Whistles Ashore — The Pipe in Civilian Life
When naval stores auctioned surplus pipes after both world wars, the instruments drifted into every corner of maritime culture. Sea Scouts still use them to signal patrol formations on lakes from Windermere to the Norfolk Broads, passing calls down scouting generations as a living piece of seamanship. Merchant skippers on North Sea ferries swapped their pipes for sleek brass “tin whistles” during the 1960s, yet kept a single silver bosun pipe in the wheelhouse; one sharp trill still summons deckhands to mooring stations quicker than any tannoy announcement.
Maritime museums employ the pipe as an immersive teaching tool.

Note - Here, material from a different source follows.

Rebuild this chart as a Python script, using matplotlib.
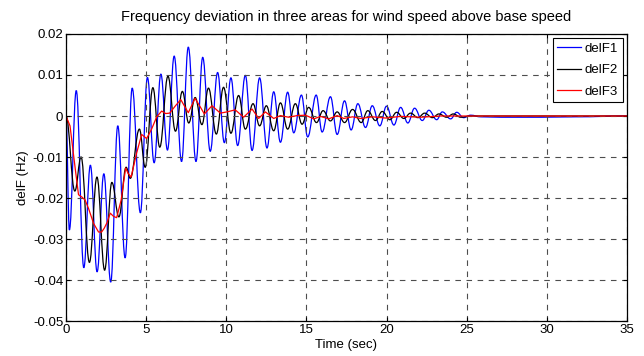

At the National Maritime Museum in Greenwich, visitors can try blowing a replica and discover which angle of the buoy produces a clean trill—an exercise that often ends in laughter when the note squeals. Film sound designers value the pipe’s clean frequency; its piercing tone features in opening scenes of the 2003 film Master and Commander and in modern games to signal level completion, proving that a five-century-old command device still grabs twenty-first-century ears.
Collectors treat presentation pipes as miniature artworks. A hallmarked Dixon pipe once gifted to Admiral Jellicoe fetched £4,200 at Christie’s, its chased wave pattern and enamel union flag making it the star lot of a maritime memorabilia sale. Enthusiasts trade repair tips on forums: never polish with modern silver dip, they warn, as it erodes hand-cut scrolls. Instead, jewellers’ rouge on a cotton cloth keeps the patina of service without stripping history.
Community parade marshals now adapt piping to keep marching bands in step. One blast falls midway between a snare drum snap and a referee’s whistle, cutting cleanly through amplified music. Even sailing charities for veterans report that handing a boatswain's pipe to a newcomer breaks ice faster than any formal introduction, its novelty encouraging conversation about memories of service or simply curiosity about the elegant little whistle hanging from a braided lanyard.
One Unbroken Note Across Centuries
From bronze-age oared galleys to nuclear-powered carriers, the boatswain's pipe has threaded a single clear tone through maritime history. Its whistle still slices through engine rumble and ceremony alike because it speaks in a language every sailor understands: precision, teamwork, and respect.
If you happen upon a pipe in a museum display or hanging from a veteran’s lanyard, take a moment to listen. Try sounding a simple still note and feel how a tiny shift of the buoy lifts the pitch. In that brief note, you will hear ancient rowers matching strokes, frigates bracing yards, and side boys snapping to attention.